Two paragraphs later:
Mass foreclosures accelerate a neighborhood’s decline, triggering a spiral of abandonment and decay. A survey of agents this year for Inside Mortgage Finance by Geosegment Systems and Campbell Communications found that about half of foreclosed properties have significant damage, which reduces a property’s value by about 25% (e.g., $100,000 on a $400,000 house). Ruined floors and carpets, holes in walls, and missing appliances lead the list.
Banks are knowingly receptive to a buyer purchasing a second home so they can repossess a house that is going to be trashed? Maybe the buyer can strip the house before foreclosure and put the parts on Ebay to pay for the first seven years of mortgage payments on the second home! The whole thing requires some long-range planning on the buyers part as it is going to trash your credit and perhaps a total lack of morals but the American way is all about the bottom line.

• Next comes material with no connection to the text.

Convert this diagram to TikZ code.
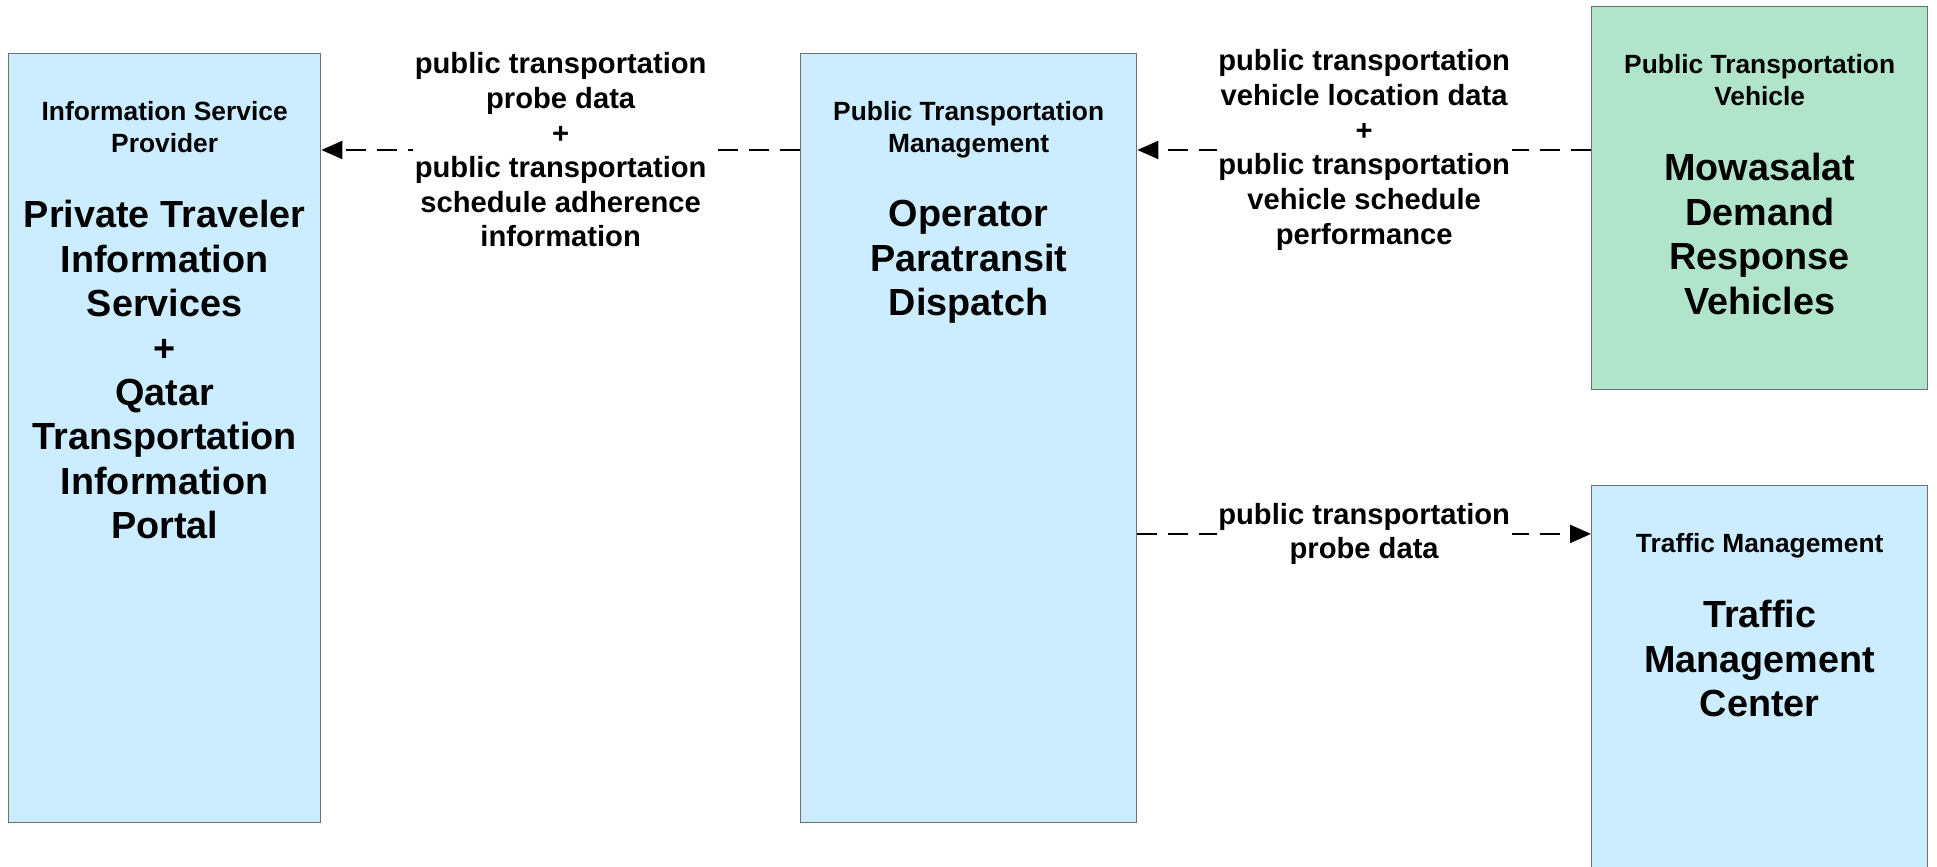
\documentclass[tikz,border=0pt]{standalone}
\usepackage{fontspec}
\setmainfont{Liberation Sans}
\usetikzlibrary{arrows.meta,positioning}
\definecolor{boxblue}{HTML}{CCECFF}
\definecolor{boxgreen}{HTML}{B0E5CC}
\definecolor{boxline}{HTML}{6E6E6E}

\begin{document}
\begin{tikzpicture}[x=0.02cm,y=-0.02cm,
        sysbox/.style={draw=boxline,line width=0.8pt,fill=boxblue,anchor=north west,
          minimum width=6.72cm,minimum height=15.38cm,inner sep=0pt},
        systitle/.style={font=\fontsize{15pt}{18.2pt}\selectfont\bfseries,align=center,inner sep=0pt},
        sysname/.style={font=\fontsize{21.5pt}{25.3pt}\selectfont\bfseries,align=center,inner sep=0pt},
        flow/.style={line width=1.3pt,dash pattern=on 0.4cm off 0.22cm,
          -{Triangle[length=0.42cm,width=0.36cm]}},
        flowlabel/.style={font=\fontsize{16.6pt}{19.7pt}\selectfont\bfseries,align=center,
          fill=white,inner sep=1pt}]

        \useasboundingbox (0,0) rectangle (1937,866);
        \clip (0,0) rectangle (1937,866);

        % the four systems
        \node[sysbox,minimum width=6.24cm] (isp) at (8,53) {};
        \node[sysbox] (ptm) at (800,53) {};
        \node[sysbox,fill=boxgreen,minimum height=7.66cm] (ptv) at (1591,6) {};
        \node[sysbox,minimum height=8.4cm] (tm) at (1591,485) {};

        \node[systitle,below=0.96cm of isp.north] (isp title) {Information Service\\Provider};
        \node[sysname,below=2.94cm of isp.north] (isp name) {Private Traveler\\Information\\Services\\+\\Qatar\\Transportation\\Information\\Portal};

        \node[systitle,below=0.96cm of ptm.north] (ptm title) {Public Transportation\\Management};
        \node[sysname,below=2.94cm of ptm.north] (ptm name) {Operator\\Paratransit\\Dispatch};

        \node[systitle,below=0.96cm of ptv.north] (ptv title) {Public Transportation\\Vehicle};
        \node[sysname,below=2.94cm of ptv.north] (ptv name) {Mowasalat\\Demand\\Response\\Vehicles};

        \node[systitle,below=0.96cm of tm.north] (tm title) {Traffic Management};
        \node[sysname,below=2.3cm of tm.north] (tm name) {Traffic\\Management\\Center};

        % flows
        \coordinate (ptm out) at ([yshift=-1.94cm]ptm.north west);
        \coordinate (ptm in) at ([yshift=-1.94cm]ptm.north east);
        \coordinate (ptm probe) at ([yshift=-9.62cm]ptm.north east);

        \draw[flow] (ptm out) -- node[flowlabel] {public transportation\\probe data\\+\\public transportation\\schedule adherence\\information} (ptm out -| isp.east);
        \draw[flow] (ptm in -| ptv.west) -- node[flowlabel] {public transportation\\vehicle location data\\+\\public transportation\\vehicle schedule\\performance} (ptm in);
        \draw[flow] (ptm probe) -- node[flowlabel] {public transportation\\probe data} (ptm probe -| tm.west);

\end{tikzpicture}
\end{document}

Doesn’t seem like good banking practice to as a way of making new loans.
Very interesting post Charles. Thanks.
It sounds like the lender making the loan on the second home doesn’t own the mortgage on the first home, so they will not take a loss on that one.
This is the classic prisoners dilemma-that lender might make money on the new loan, but if other lenders facilitate buy and bails on this lender’s other mortages, they will lose money there. It is best for all lenders to steer away and not shoot each other in the foot. But since one can’t coerce each other to stop, the best financial outcome is to join the others.
What I’m interested to know is how does the second bank know the borrower is walking away from the first home?
We’re seeing this more and more too in Tucson. I recently read an article about an ex-broker who gutted his home before foreclosure and was sentenced to jail time for it (http://www.usnews.com/blogs/the-home-front/2008/6/26/man-guts-home-gets-jail-sentence.html), and I think this should serve as warning to everyone thinking of doing something like this.
It really is frustrating when I am showing foreclosures to clients and I see the sad state some of these recently built homes are in; broken granite countertops, cabinet doors torn off, holes in walls, stains on carpets. A total lack of pride and regard for the house.
I have worked with a few clients who have been in this situation and the lender of one of them required a signed rental agreement for their old house before agreeing to lend to them for the newer (and cheaper) home they were looking to buy. Interesting idea but I have a feeling it won’t stem the “buying and bailing””.